#### [Stated problem]
The data below should be printed in full, exactly, and without any of its images.

#### [Provided material]
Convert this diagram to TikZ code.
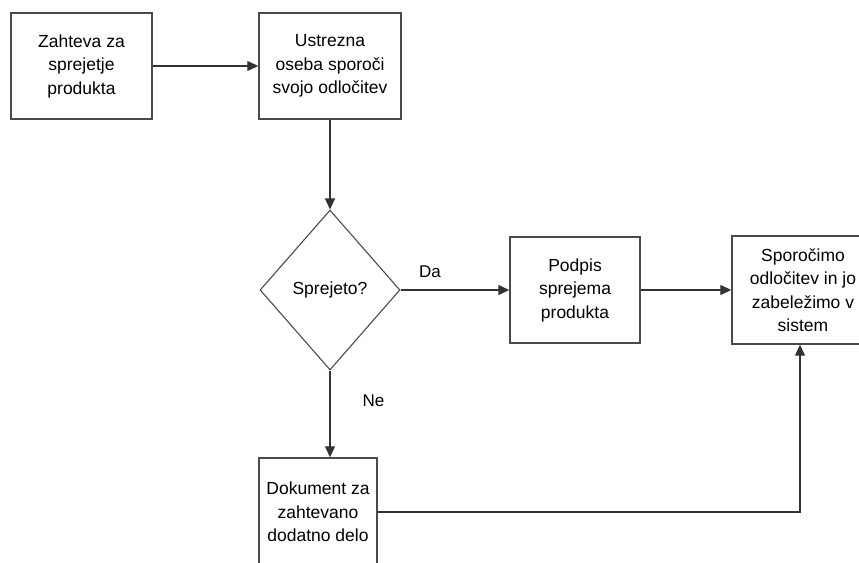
\documentclass[tikz,border=0pt]{standalone}
\usepackage{fontspec}
\setmainfont{Liberation Sans}
\usetikzlibrary{arrows.meta,shapes.geometric}
\definecolor{linec}{HTML}{333333}
\definecolor{boxc}{HTML}{4A4A4A}
\begin{document}
\begin{tikzpicture}[x=1pt,y=-1pt,
  box/.style={draw=boxc,line width=1.4pt,align=center,inner sep=0pt,
    font=\fontsize{17.5}{23.5}\selectfont,text=black},
  dec/.style={draw=boxc,line width=1.1pt,diamond,inner sep=0pt,
    minimum width=140pt,minimum height=160pt,
    font=\fontsize{17.5}{23.5}\selectfont,text=black},
  lbl/.style={font=\fontsize{17}{20}\selectfont,text=black,inner sep=0pt},
  arr/.style={draw=linec,line width=1.3pt,-{Triangle[length=11pt,width=10pt]}}]
\useasboundingbox (0,0) rectangle (859,562);
\node[box,minimum width=141pt,minimum height=106pt] (b1) at (81.5,66)
  {Zahteva za\\sprejetje\\produkta};
\node[box,minimum width=142pt,minimum height=106pt] (b2) at (330,66)
  {Ustrezna\\oseba sporoči\\svojo odločitev};
\node[dec] (d) at (330,290) {Sprejeto?};
\node[box,minimum width=130pt,minimum height=106pt] (b3) at (575,290)
  {Podpis\\sprejema\\produkta};
\node[box,minimum width=142pt,minimum height=108pt] (b4) at (803,290)
  {Sporočimo\\odločitev in jo\\zabeležimo v\\sistem};
\node[box,minimum width=118pt,minimum height=108pt] (b5) at (318,512)
  {Dokument za\\zahtevano\\dodatno delo};
\draw[arr] (b1) -- (b2);
\draw[arr] (b2) -- (d);
\draw[arr] (d) -- (b3) node[lbl,pos=0.27,above=12pt] (da) {Da};
\draw[arr] (d.south) -- (d.south |- b5.north) node[lbl,pos=0.35,right=32pt] (ne) {Ne};
\draw[arr] (b3) -- (b4);
\draw[arr] (b5.east) -| ([xshift=-3pt]b4.south);
\end{tikzpicture}
\end{document}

#### [Complete response]
Convert this diagram to TikZ code.
\documentclass[tikz,border=0pt]{standalone}
\usepackage{fontspec}
\setmainfont{Liberation Sans}
\usetikzlibrary{arrows.meta,shapes.geometric}
\definecolor{linec}{HTML}{333333}
\definecolor{boxc}{HTML}{4A4A4A}
\begin{document}
\begin{tikzpicture}[x=1pt,y=-1pt,
  box/.style={draw=boxc,line width=1.4pt,align=center,inner sep=0pt,
    font=\fontsize{17.5}{23.5}\selectfont,text=black},
  dec/.style={draw=boxc,line width=1.1pt,diamond,inner sep=0pt,
    minimum width=140pt,minimum height=160pt,
    font=\fontsize{17.5}{23.5}\selectfont,text=black},
  lbl/.style={font=\fontsize{17}{20}\selectfont,text=black,inner sep=0pt},
  arr/.style={draw=linec,line width=1.3pt,-{Triangle[length=11pt,width=10pt]}}]
\useasboundingbox (0,0) rectangle (859,562);
\node[box,minimum width=141pt,minimum height=106pt] (b1) at (81.5,66)
  {Zahteva za\\sprejetje\\produkta};
\node[box,minimum width=142pt,minimum height=106pt] (b2) at (330,66)
  {Ustrezna\\oseba sporoči\\svojo odločitev};
\node[dec] (d) at (330,290) {Sprejeto?};
\node[box,minimum width=130pt,minimum height=106pt] (b3) at (575,290)
  {Podpis\\sprejema\\produkta};
\node[box,minimum width=142pt,minimum height=108pt] (b4) at (803,290)
  {Sporočimo\\odločitev in jo\\zabeležimo v\\sistem};
\node[box,minimum width=118pt,minimum height=108pt] (b5) at (318,512)
  {Dokument za\\zahtevano\\dodatno delo};
\draw[arr] (b1) -- (b2);
\draw[arr] (b2) -- (d);
\draw[arr] (d) -- (b3) node[lbl,pos=0.27,above=12pt] (da) {Da};
\draw[arr] (d.south) -- (d.south |- b5.north) node[lbl,pos=0.35,right=32pt] (ne) {Ne};
\draw[arr] (b3) -- (b4);
\draw[arr] (b5.east) -| ([xshift=-3pt]b4.south);
\end{tikzpicture}
\end{document}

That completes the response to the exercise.